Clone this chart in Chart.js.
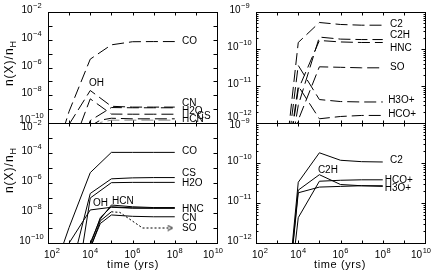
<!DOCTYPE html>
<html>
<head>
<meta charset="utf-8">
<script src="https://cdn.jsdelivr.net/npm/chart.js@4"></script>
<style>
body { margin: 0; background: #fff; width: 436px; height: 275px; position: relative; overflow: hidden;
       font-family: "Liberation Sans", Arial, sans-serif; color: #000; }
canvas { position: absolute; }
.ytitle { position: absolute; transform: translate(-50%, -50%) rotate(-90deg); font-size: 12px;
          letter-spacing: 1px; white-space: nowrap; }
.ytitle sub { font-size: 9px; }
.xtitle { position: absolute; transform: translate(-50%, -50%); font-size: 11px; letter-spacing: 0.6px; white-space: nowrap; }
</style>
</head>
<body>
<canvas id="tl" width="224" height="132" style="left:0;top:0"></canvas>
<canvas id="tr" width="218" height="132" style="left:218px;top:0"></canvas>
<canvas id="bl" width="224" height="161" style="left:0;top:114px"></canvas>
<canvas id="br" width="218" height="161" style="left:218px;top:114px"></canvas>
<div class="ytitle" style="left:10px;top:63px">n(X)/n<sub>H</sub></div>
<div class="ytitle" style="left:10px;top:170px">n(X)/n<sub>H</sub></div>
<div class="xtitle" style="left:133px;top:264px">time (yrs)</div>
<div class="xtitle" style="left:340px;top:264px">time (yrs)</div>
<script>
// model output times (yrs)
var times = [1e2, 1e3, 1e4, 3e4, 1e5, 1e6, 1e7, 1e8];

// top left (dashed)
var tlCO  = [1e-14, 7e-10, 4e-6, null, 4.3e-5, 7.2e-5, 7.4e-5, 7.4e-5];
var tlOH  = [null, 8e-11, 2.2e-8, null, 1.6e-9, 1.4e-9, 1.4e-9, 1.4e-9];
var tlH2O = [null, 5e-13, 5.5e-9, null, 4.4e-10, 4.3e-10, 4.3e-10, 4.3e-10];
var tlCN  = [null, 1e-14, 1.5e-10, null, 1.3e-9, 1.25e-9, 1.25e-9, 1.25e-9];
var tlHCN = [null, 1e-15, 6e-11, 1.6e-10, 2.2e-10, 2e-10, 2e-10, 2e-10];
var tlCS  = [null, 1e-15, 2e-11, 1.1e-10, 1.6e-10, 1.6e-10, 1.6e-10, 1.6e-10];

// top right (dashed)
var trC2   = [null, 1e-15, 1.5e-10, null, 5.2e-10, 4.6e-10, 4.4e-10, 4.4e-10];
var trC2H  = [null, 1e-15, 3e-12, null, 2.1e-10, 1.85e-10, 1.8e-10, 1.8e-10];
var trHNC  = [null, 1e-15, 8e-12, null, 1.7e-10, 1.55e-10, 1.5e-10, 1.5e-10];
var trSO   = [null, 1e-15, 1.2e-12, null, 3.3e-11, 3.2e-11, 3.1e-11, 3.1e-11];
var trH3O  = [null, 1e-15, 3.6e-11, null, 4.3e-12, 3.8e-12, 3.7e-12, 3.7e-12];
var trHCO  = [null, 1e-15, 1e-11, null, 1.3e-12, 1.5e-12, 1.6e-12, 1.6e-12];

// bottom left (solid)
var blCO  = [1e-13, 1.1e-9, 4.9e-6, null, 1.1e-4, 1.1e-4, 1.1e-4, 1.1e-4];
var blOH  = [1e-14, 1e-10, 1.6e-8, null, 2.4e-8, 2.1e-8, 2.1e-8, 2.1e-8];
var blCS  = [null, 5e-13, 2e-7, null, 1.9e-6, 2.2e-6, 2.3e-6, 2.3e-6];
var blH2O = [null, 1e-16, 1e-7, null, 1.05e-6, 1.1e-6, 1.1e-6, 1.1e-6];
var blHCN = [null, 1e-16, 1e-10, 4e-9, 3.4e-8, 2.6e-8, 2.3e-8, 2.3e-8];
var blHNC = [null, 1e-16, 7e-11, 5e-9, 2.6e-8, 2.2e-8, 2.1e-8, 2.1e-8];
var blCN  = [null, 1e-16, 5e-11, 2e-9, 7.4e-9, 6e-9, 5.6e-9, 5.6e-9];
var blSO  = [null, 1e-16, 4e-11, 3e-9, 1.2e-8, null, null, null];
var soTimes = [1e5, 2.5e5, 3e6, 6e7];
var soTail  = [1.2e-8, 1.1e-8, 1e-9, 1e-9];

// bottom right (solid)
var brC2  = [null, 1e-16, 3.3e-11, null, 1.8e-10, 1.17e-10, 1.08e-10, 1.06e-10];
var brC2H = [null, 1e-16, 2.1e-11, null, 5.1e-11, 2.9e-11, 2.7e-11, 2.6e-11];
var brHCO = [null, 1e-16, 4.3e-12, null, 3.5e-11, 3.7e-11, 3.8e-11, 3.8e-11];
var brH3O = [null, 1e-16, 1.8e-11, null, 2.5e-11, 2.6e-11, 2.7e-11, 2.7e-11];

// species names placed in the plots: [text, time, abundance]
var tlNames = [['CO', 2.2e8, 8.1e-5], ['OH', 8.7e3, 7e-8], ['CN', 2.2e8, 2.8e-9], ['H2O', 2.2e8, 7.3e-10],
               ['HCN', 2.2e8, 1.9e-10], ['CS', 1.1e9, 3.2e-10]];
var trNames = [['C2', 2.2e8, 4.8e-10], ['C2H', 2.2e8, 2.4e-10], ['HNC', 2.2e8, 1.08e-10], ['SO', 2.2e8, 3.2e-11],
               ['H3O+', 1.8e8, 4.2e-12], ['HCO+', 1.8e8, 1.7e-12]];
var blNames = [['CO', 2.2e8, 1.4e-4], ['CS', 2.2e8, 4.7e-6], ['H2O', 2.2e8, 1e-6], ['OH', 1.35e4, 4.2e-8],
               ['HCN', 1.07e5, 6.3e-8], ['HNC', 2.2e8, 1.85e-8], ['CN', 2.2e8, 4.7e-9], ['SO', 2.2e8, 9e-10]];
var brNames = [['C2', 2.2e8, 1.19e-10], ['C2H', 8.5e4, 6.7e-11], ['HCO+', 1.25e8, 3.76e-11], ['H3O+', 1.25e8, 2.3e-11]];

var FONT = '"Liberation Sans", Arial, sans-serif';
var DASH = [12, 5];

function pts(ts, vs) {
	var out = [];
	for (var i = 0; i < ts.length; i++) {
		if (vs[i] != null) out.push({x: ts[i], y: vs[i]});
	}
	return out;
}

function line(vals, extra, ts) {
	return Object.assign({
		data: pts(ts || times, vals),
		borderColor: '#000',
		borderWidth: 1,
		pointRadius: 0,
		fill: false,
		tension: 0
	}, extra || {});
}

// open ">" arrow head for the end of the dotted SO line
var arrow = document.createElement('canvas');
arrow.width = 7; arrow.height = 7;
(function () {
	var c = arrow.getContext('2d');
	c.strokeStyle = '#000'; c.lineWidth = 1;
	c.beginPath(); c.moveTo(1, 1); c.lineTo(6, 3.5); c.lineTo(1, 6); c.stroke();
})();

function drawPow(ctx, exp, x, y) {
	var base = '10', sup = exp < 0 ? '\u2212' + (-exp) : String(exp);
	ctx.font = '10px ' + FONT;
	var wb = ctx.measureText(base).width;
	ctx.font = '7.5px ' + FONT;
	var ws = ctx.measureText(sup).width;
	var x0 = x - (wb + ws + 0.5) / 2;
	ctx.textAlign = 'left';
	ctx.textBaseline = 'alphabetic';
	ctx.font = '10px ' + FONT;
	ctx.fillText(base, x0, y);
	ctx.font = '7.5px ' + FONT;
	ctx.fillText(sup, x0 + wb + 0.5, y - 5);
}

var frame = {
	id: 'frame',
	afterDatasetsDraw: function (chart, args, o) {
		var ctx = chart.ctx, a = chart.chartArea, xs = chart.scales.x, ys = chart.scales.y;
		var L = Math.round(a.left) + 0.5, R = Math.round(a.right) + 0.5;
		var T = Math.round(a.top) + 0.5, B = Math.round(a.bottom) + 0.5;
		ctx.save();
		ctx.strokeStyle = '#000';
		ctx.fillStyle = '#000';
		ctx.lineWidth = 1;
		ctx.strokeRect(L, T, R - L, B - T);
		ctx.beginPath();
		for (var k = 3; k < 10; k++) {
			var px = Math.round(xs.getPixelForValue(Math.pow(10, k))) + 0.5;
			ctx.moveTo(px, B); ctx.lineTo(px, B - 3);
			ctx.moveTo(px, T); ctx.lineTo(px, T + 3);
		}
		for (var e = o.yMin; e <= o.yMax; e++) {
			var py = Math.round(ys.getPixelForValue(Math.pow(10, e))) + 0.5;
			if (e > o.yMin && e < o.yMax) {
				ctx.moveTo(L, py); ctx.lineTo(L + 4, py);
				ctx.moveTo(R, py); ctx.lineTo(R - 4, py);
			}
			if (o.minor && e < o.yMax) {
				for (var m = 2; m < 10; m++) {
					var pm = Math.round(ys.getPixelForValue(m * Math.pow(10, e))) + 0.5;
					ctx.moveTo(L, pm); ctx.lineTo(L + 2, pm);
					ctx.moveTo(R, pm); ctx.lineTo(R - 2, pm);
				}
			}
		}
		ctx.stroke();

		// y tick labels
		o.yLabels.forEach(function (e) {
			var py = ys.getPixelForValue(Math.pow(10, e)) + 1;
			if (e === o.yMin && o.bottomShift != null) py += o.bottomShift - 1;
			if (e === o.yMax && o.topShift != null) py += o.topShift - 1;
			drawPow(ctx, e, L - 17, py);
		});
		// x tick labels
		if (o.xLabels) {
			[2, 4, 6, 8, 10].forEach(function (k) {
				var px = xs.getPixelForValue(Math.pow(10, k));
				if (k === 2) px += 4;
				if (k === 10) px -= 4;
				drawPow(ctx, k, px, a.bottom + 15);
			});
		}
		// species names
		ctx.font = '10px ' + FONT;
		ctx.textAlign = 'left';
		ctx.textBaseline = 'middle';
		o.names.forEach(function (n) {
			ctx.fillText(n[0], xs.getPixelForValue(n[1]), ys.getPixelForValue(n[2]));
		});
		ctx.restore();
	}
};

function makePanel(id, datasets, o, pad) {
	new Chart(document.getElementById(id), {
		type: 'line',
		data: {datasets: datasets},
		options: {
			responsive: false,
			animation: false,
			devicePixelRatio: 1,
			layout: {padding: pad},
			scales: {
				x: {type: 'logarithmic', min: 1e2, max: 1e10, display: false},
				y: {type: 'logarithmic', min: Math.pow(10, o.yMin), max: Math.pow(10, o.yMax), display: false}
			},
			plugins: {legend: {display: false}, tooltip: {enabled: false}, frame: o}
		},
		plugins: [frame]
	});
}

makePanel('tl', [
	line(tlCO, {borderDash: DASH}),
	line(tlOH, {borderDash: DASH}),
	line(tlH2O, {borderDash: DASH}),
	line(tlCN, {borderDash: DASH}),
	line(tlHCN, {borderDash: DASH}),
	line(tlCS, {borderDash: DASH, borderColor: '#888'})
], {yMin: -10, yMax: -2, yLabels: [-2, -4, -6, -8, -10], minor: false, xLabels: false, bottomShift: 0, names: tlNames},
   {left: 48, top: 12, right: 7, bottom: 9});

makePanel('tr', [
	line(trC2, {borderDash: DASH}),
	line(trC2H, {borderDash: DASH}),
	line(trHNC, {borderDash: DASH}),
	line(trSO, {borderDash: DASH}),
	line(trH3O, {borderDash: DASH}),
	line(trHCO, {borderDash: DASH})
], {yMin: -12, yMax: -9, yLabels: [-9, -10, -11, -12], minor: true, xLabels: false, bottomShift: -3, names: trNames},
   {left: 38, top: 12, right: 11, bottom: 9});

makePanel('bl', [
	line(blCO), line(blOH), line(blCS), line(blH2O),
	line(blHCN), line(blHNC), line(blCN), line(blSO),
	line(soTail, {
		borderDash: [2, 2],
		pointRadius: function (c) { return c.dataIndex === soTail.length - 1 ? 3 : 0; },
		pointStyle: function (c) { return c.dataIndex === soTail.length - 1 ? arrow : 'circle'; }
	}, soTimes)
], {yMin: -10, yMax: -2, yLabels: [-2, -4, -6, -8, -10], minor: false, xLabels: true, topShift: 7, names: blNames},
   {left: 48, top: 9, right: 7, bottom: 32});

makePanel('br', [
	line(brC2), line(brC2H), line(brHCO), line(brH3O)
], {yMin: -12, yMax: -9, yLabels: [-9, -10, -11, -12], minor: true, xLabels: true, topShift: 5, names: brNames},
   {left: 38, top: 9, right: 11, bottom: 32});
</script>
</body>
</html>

● Given request
With all pictures left out, please transcribe exactly the lines from the start of the material through the line with "1.6e-10, 1.6e-10, 1.6e-10];".

● In response
Clone this chart in Chart.js.
<!DOCTYPE html>
<html>
<head>
<meta charset="utf-8">
<script src="https://cdn.jsdelivr.net/npm/chart.js@4"></script>
<style>
body { margin: 0; background: #fff; width: 436px; height: 275px; position: relative; overflow: hidden;
       font-family: "Liberation Sans", Arial, sans-serif; color: #000; }
canvas { position: absolute; }
.ytitle { position: absolute; transform: translate(-50%, -50%) rotate(-90deg); font-size: 12px;
          letter-spacing: 1px; white-space: nowrap; }
.ytitle sub { font-size: 9px; }
.xtitle { position: absolute; transform: translate(-50%, -50%); font-size: 11px; letter-spacing: 0.6px; white-space: nowrap; }
</style>
</head>
<body>
<canvas id="tl" width="224" height="132" style="left:0;top:0"></canvas>
<canvas id="tr" width="218" height="132" style="left:218px;top:0"></canvas>
<canvas id="bl" width="224" height="161" style="left:0;top:114px"></canvas>
<canvas id="br" width="218" height="161" style="left:218px;top:114px"></canvas>
<div class="ytitle" style="left:10px;top:63px">n(X)/n<sub>H</sub></div>
<div class="ytitle" style="left:10px;top:170px">n(X)/n<sub>H</sub></div>
<div class="xtitle" style="left:133px;top:264px">time (yrs)</div>
<div class="xtitle" style="left:340px;top:264px">time (yrs)</div>
<script>
// model output times (yrs)
var times = [1e2, 1e3, 1e4, 3e4, 1e5, 1e6, 1e7, 1e8];

// top left (dashed)
var tlCO  = [1e-14, 7e-10, 4e-6, null, 4.3e-5, 7.2e-5, 7.4e-5, 7.4e-5];
var tlOH  = [null, 8e-11, 2.2e-8, null, 1.6e-9, 1.4e-9, 1.4e-9, 1.4e-9];
var tlH2O = [null, 5e-13, 5.5e-9, null, 4.4e-10, 4.3e-10, 4.3e-10, 4.3e-10];
var tlCN  = [null, 1e-14, 1.5e-10, null, 1.3e-9, 1.25e-9, 1.25e-9, 1.25e-9];
var tlHCN = [null, 1e-15, 6e-11, 1.6e-10, 2.2e-10, 2e-10, 2e-10, 2e-10];
var tlCS  = [null, 1e-15, 2e-11, 1.1e-10, 1.6e-10, 1.6e-10, 1.6e-10, 1.6e-10];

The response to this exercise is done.